INFORMATION SHOWN:
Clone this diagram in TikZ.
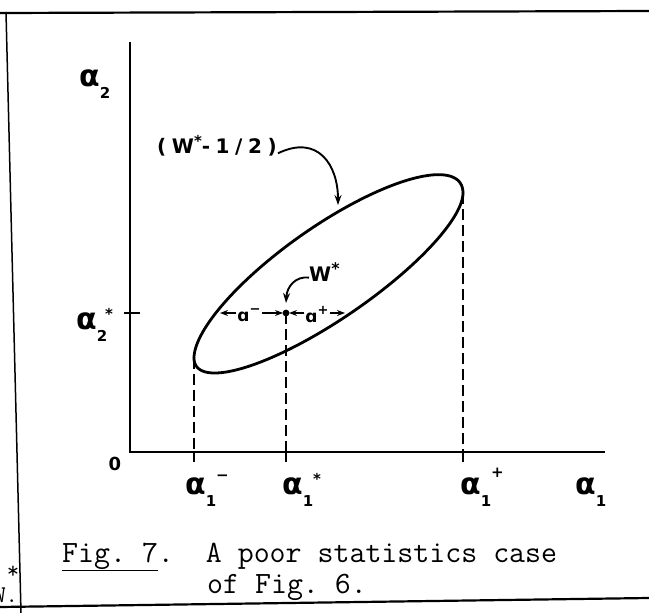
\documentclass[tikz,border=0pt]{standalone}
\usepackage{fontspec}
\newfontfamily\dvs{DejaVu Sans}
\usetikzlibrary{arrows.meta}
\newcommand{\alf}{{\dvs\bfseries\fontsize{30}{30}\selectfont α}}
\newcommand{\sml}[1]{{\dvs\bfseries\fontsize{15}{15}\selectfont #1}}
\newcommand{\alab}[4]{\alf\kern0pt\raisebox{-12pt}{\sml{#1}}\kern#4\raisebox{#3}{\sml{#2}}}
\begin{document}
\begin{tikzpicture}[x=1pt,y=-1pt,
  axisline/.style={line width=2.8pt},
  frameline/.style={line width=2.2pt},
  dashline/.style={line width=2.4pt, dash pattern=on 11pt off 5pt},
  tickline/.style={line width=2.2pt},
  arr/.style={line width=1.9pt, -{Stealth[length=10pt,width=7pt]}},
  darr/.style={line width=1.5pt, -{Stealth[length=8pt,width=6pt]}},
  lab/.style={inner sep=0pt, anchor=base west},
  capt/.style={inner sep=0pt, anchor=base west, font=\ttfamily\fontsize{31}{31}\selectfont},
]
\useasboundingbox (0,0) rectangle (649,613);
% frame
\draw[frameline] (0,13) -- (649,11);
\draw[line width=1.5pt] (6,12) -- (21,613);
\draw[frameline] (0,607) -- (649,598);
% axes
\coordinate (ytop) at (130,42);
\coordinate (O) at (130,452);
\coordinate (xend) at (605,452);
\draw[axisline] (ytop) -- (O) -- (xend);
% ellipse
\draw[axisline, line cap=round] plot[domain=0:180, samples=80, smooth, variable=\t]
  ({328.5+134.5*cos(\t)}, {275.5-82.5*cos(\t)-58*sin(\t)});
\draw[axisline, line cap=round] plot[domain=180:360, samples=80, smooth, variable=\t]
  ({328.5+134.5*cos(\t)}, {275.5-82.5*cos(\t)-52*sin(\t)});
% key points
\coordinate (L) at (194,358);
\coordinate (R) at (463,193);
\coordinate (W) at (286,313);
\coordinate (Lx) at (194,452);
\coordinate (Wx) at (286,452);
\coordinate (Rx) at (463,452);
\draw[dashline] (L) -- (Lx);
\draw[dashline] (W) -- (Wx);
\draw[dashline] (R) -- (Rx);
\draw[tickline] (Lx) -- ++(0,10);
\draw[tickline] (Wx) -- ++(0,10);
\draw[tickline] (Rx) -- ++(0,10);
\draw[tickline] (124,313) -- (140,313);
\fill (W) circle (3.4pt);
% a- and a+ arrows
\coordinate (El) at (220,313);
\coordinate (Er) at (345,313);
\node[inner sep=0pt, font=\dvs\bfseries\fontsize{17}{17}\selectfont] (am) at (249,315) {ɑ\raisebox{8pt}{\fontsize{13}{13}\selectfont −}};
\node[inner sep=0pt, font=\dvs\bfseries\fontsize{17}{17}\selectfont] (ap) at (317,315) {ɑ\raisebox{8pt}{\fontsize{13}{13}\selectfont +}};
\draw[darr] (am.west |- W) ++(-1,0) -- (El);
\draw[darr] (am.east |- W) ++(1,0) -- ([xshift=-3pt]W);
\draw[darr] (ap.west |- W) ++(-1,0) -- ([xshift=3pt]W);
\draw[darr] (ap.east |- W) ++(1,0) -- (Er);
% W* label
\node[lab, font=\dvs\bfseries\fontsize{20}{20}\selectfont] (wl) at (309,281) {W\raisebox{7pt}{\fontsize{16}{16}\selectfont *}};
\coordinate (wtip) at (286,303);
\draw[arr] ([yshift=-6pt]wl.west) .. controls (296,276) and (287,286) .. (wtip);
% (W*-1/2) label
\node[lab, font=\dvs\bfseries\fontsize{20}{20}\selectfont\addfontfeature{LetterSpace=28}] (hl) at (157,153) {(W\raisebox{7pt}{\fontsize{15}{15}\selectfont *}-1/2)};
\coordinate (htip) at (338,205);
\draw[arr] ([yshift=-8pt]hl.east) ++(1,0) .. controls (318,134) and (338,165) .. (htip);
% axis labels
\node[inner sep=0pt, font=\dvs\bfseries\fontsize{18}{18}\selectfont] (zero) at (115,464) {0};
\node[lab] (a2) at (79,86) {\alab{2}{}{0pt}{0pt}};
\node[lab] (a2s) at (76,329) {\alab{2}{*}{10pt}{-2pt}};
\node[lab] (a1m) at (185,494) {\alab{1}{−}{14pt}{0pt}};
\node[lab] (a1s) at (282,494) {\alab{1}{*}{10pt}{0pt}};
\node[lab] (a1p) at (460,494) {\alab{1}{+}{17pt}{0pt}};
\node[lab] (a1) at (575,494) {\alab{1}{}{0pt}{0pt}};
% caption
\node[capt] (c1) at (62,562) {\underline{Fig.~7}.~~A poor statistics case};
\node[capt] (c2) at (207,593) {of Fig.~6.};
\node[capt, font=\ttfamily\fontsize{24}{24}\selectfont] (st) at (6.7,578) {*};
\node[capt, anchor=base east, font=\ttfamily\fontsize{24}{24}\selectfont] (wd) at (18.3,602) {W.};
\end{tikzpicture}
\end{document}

WHAT YOU WILL DO:
Repeat the material above verbatim. Leave the pictures behind.

COMPLETE OUTPUT:
Clone this diagram in TikZ.
\documentclass[tikz,border=0pt]{standalone}
\usepackage{fontspec}
\newfontfamily\dvs{DejaVu Sans}
\usetikzlibrary{arrows.meta}
\newcommand{\alf}{{\dvs\bfseries\fontsize{30}{30}\selectfont α}}
\newcommand{\sml}[1]{{\dvs\bfseries\fontsize{15}{15}\selectfont #1}}
\newcommand{\alab}[4]{\alf\kern0pt\raisebox{-12pt}{\sml{#1}}\kern#4\raisebox{#3}{\sml{#2}}}
\begin{document}
\begin{tikzpicture}[x=1pt,y=-1pt,
  axisline/.style={line width=2.8pt},
  frameline/.style={line width=2.2pt},
  dashline/.style={line width=2.4pt, dash pattern=on 11pt off 5pt},
  tickline/.style={line width=2.2pt},
  arr/.style={line width=1.9pt, -{Stealth[length=10pt,width=7pt]}},
  darr/.style={line width=1.5pt, -{Stealth[length=8pt,width=6pt]}},
  lab/.style={inner sep=0pt, anchor=base west},
  capt/.style={inner sep=0pt, anchor=base west, font=\ttfamily\fontsize{31}{31}\selectfont},
]
\useasboundingbox (0,0) rectangle (649,613);
% frame
\draw[frameline] (0,13) -- (649,11);
\draw[line width=1.5pt] (6,12) -- (21,613);
\draw[frameline] (0,607) -- (649,598);
% axes
\coordinate (ytop) at (130,42);
\coordinate (O) at (130,452);
\coordinate (xend) at (605,452);
\draw[axisline] (ytop) -- (O) -- (xend);
% ellipse
\draw[axisline, line cap=round] plot[domain=0:180, samples=80, smooth, variable=\t]
  ({328.5+134.5*cos(\t)}, {275.5-82.5*cos(\t)-58*sin(\t)});
\draw[axisline, line cap=round] plot[domain=180:360, samples=80, smooth, variable=\t]
  ({328.5+134.5*cos(\t)}, {275.5-82.5*cos(\t)-52*sin(\t)});
% key points
\coordinate (L) at (194,358);
\coordinate (R) at (463,193);
\coordinate (W) at (286,313);
\coordinate (Lx) at (194,452);
\coordinate (Wx) at (286,452);
\coordinate (Rx) at (463,452);
\draw[dashline] (L) -- (Lx);
\draw[dashline] (W) -- (Wx);
\draw[dashline] (R) -- (Rx);
\draw[tickline] (Lx) -- ++(0,10);
\draw[tickline] (Wx) -- ++(0,10);
\draw[tickline] (Rx) -- ++(0,10);
\draw[tickline] (124,313) -- (140,313);
\fill (W) circle (3.4pt);
% a- and a+ arrows
\coordinate (El) at (220,313);
\coordinate (Er) at (345,313);
\node[inner sep=0pt, font=\dvs\bfseries\fontsize{17}{17}\selectfont] (am) at (249,315) {ɑ\raisebox{8pt}{\fontsize{13}{13}\selectfont −}};
\node[inner sep=0pt, font=\dvs\bfseries\fontsize{17}{17}\selectfont] (ap) at (317,315) {ɑ\raisebox{8pt}{\fontsize{13}{13}\selectfont +}};
\draw[darr] (am.west |- W) ++(-1,0) -- (El);
\draw[darr] (am.east |- W) ++(1,0) -- ([xshift=-3pt]W);
\draw[darr] (ap.west |- W) ++(-1,0) -- ([xshift=3pt]W);
\draw[darr] (ap.east |- W) ++(1,0) -- (Er);
% W* label
\node[lab, font=\dvs\bfseries\fontsize{20}{20}\selectfont] (wl) at (309,281) {W\raisebox{7pt}{\fontsize{16}{16}\selectfont *}};
\coordinate (wtip) at (286,303);
\draw[arr] ([yshift=-6pt]wl.west) .. controls (296,276) and (287,286) .. (wtip);
% (W*-1/2) label
\node[lab, font=\dvs\bfseries\fontsize{20}{20}\selectfont\addfontfeature{LetterSpace=28}] (hl) at (157,153) {(W\raisebox{7pt}{\fontsize{15}{15}\selectfont *}-1/2)};
\coordinate (htip) at (338,205);
\draw[arr] ([yshift=-8pt]hl.east) ++(1,0) .. controls (318,134) and (338,165) .. (htip);
% axis labels
\node[inner sep=0pt, font=\dvs\bfseries\fontsize{18}{18}\selectfont] (zero) at (115,464) {0};
\node[lab] (a2) at (79,86) {\alab{2}{}{0pt}{0pt}};
\node[lab] (a2s) at (76,329) {\alab{2}{*}{10pt}{-2pt}};
\node[lab] (a1m) at (185,494) {\alab{1}{−}{14pt}{0pt}};
\node[lab] (a1s) at (282,494) {\alab{1}{*}{10pt}{0pt}};
\node[lab] (a1p) at (460,494) {\alab{1}{+}{17pt}{0pt}};
\node[lab] (a1) at (575,494) {\alab{1}{}{0pt}{0pt}};
% caption
\node[capt] (c1) at (62,562) {\underline{Fig.~7}.~~A poor statistics case};
\node[capt] (c2) at (207,593) {of Fig.~6.};
\node[capt, font=\ttfamily\fontsize{24}{24}\selectfont] (st) at (6.7,578) {*};
\node[capt, anchor=base east, font=\ttfamily\fontsize{24}{24}\selectfont] (wd) at (18.3,602) {W.};
\end{tikzpicture}
\end{document}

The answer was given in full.